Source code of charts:
▶

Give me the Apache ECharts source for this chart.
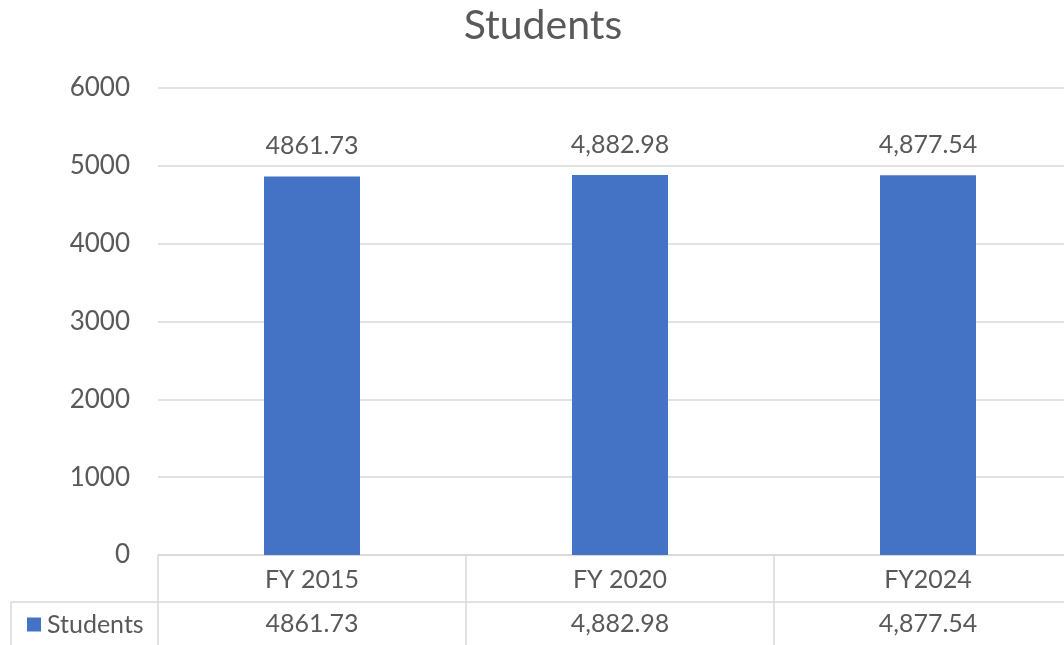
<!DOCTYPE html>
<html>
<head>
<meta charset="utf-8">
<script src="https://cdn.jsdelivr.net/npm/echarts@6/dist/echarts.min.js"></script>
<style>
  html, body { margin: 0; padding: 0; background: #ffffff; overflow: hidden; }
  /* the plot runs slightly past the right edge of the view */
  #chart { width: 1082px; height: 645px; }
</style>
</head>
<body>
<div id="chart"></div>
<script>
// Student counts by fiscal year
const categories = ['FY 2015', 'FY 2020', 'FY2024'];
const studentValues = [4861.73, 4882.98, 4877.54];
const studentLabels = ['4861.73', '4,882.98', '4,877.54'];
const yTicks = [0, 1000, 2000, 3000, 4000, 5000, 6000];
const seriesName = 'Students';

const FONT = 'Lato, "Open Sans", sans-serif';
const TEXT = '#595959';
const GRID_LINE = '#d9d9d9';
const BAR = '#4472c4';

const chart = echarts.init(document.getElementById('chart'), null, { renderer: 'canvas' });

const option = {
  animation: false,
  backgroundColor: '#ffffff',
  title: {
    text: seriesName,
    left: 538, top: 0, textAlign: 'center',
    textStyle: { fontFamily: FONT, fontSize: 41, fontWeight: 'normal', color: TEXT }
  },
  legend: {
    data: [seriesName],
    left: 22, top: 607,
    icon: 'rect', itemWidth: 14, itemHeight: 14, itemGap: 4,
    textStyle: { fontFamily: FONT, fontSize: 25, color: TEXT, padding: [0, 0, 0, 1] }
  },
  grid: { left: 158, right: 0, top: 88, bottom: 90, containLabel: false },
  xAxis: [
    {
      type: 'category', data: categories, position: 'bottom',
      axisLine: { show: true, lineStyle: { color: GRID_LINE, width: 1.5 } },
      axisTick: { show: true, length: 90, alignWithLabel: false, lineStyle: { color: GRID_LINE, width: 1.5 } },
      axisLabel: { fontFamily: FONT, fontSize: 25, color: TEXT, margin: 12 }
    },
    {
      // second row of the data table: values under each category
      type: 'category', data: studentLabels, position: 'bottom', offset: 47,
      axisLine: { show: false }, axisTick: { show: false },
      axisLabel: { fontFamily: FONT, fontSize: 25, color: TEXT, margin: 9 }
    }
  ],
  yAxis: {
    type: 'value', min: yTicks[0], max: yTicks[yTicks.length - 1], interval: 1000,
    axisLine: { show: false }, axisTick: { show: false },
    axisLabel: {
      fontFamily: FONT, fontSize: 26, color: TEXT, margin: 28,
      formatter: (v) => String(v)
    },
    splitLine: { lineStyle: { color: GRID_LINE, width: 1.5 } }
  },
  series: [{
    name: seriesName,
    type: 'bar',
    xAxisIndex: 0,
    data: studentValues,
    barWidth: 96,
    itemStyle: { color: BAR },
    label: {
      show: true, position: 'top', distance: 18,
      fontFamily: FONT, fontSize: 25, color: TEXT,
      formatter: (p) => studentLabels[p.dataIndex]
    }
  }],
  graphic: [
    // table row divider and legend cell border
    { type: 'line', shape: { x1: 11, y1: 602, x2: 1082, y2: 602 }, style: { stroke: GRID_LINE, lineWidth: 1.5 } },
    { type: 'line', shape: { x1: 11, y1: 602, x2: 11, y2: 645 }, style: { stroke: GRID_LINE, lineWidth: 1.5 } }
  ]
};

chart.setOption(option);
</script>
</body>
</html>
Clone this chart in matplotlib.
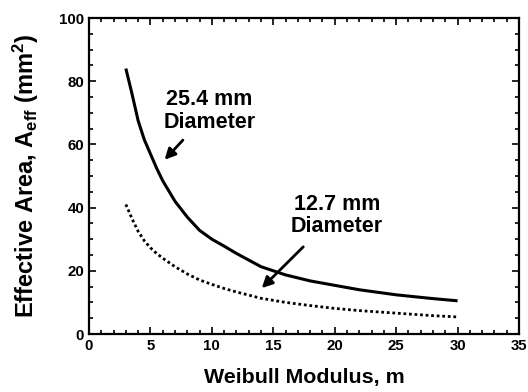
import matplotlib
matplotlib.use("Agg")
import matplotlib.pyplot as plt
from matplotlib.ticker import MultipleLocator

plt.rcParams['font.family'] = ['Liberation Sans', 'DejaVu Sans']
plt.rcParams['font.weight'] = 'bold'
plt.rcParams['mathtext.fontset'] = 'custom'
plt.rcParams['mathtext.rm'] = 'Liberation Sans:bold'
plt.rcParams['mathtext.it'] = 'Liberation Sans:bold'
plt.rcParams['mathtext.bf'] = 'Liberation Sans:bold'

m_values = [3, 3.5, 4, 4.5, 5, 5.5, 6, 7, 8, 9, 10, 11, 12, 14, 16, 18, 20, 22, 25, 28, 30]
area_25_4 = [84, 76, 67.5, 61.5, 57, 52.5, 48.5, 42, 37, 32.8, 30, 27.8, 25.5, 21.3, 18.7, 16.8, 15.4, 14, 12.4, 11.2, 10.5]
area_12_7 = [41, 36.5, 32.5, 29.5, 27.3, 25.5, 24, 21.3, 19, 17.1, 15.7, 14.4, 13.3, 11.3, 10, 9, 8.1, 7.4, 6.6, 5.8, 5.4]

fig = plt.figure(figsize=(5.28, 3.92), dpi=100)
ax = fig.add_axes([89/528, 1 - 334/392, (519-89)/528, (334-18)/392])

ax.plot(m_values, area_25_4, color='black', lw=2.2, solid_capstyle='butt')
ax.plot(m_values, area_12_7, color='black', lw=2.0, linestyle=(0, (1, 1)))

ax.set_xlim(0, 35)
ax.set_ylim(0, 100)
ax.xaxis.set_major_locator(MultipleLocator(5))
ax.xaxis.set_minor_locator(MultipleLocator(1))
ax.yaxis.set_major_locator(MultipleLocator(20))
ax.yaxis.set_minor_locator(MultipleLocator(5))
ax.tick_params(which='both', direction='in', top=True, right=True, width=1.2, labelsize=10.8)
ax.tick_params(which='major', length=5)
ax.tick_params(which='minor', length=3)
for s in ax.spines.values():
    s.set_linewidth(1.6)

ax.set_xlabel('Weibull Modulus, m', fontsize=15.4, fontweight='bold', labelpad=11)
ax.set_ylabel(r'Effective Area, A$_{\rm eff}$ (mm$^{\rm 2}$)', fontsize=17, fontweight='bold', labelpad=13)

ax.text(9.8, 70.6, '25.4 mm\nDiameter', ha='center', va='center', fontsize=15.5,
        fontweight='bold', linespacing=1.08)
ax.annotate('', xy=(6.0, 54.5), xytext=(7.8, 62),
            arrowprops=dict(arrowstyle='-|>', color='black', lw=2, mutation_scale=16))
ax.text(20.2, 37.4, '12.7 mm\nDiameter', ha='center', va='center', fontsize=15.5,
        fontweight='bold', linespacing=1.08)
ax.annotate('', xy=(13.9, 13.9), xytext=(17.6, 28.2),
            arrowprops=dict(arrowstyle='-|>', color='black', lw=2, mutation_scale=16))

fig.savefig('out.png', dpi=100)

◀
▶

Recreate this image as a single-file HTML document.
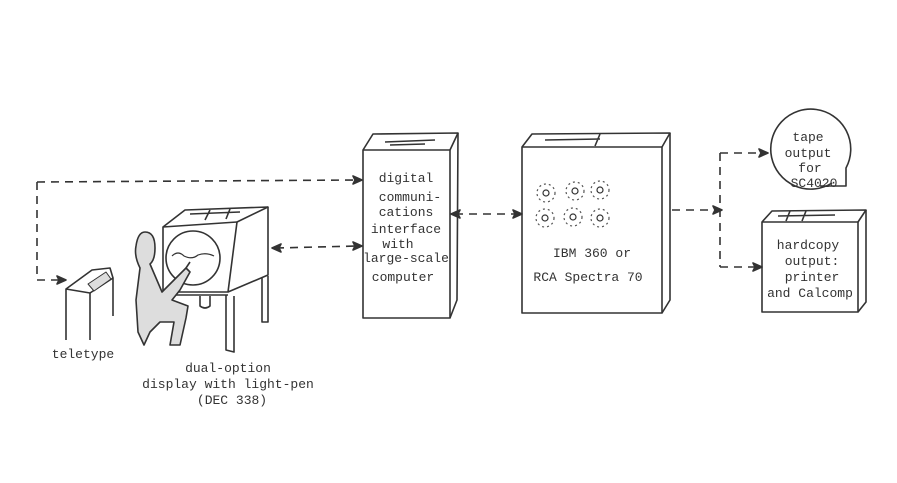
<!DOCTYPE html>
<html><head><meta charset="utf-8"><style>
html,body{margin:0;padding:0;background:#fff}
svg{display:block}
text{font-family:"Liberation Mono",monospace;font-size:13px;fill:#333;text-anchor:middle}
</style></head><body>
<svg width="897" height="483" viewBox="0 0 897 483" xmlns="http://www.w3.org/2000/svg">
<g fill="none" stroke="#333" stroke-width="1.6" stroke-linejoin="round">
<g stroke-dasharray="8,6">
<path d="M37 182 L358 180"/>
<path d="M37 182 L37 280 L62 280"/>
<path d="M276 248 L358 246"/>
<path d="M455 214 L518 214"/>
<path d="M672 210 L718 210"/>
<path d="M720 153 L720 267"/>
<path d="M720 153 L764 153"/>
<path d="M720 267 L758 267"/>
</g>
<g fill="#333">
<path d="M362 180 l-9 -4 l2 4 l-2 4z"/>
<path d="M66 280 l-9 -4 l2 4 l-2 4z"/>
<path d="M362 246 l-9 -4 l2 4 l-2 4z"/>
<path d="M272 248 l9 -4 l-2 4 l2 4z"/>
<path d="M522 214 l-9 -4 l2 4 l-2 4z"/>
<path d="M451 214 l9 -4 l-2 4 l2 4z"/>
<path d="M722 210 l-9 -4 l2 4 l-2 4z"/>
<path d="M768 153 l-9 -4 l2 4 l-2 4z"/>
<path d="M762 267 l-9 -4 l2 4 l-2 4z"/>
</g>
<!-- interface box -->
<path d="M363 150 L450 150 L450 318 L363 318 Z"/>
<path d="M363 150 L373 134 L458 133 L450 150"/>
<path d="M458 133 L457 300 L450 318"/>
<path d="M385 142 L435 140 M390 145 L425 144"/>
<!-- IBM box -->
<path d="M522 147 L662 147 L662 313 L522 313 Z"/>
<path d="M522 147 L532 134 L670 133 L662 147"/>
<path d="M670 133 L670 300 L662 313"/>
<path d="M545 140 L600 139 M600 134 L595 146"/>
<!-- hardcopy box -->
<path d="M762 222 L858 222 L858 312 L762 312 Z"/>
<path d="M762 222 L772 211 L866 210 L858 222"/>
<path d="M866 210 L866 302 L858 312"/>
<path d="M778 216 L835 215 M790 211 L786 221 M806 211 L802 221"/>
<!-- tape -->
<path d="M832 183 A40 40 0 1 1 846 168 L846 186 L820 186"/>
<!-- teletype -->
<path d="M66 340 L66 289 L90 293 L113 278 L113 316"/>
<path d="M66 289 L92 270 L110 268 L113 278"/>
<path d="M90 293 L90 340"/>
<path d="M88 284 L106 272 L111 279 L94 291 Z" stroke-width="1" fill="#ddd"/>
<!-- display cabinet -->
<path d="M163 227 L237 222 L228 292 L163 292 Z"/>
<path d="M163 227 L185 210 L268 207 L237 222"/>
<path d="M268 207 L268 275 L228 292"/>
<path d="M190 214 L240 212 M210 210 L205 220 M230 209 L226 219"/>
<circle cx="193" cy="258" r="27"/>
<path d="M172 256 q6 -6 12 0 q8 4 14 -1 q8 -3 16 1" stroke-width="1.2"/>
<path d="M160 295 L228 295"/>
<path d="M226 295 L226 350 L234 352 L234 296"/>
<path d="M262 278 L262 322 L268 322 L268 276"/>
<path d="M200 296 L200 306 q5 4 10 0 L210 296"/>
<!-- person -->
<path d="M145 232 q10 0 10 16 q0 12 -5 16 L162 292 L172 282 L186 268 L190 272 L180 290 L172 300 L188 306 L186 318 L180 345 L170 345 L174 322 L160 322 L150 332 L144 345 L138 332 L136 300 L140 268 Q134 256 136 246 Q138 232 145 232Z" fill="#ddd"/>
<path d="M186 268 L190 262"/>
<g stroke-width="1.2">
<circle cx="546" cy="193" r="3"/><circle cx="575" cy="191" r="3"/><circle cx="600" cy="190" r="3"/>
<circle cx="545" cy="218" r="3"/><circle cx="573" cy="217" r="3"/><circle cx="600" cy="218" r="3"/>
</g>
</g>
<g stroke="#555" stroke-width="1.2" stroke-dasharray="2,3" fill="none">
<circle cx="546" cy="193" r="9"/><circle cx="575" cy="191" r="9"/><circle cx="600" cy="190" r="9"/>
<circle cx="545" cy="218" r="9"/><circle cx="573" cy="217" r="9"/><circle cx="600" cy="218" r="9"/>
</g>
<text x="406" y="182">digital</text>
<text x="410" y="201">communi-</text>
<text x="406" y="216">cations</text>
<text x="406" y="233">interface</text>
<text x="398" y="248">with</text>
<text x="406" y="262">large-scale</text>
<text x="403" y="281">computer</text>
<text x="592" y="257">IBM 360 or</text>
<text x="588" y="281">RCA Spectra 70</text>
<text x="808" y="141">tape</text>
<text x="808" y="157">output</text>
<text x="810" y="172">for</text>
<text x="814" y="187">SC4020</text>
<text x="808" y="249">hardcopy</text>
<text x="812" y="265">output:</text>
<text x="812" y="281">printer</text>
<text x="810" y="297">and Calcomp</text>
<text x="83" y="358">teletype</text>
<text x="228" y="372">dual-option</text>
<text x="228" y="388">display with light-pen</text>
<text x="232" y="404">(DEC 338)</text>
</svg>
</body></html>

◀

- **Required work**:
Identify each line in the records above that contains the word "matplotlib", and copy it out in full.

- **Worked answer**:
Clone this chart in matplotlib.
import matplotlib
matplotlib.use("Agg")
import matplotlib.pyplot as plt
from matplotlib.ticker import MultipleLocator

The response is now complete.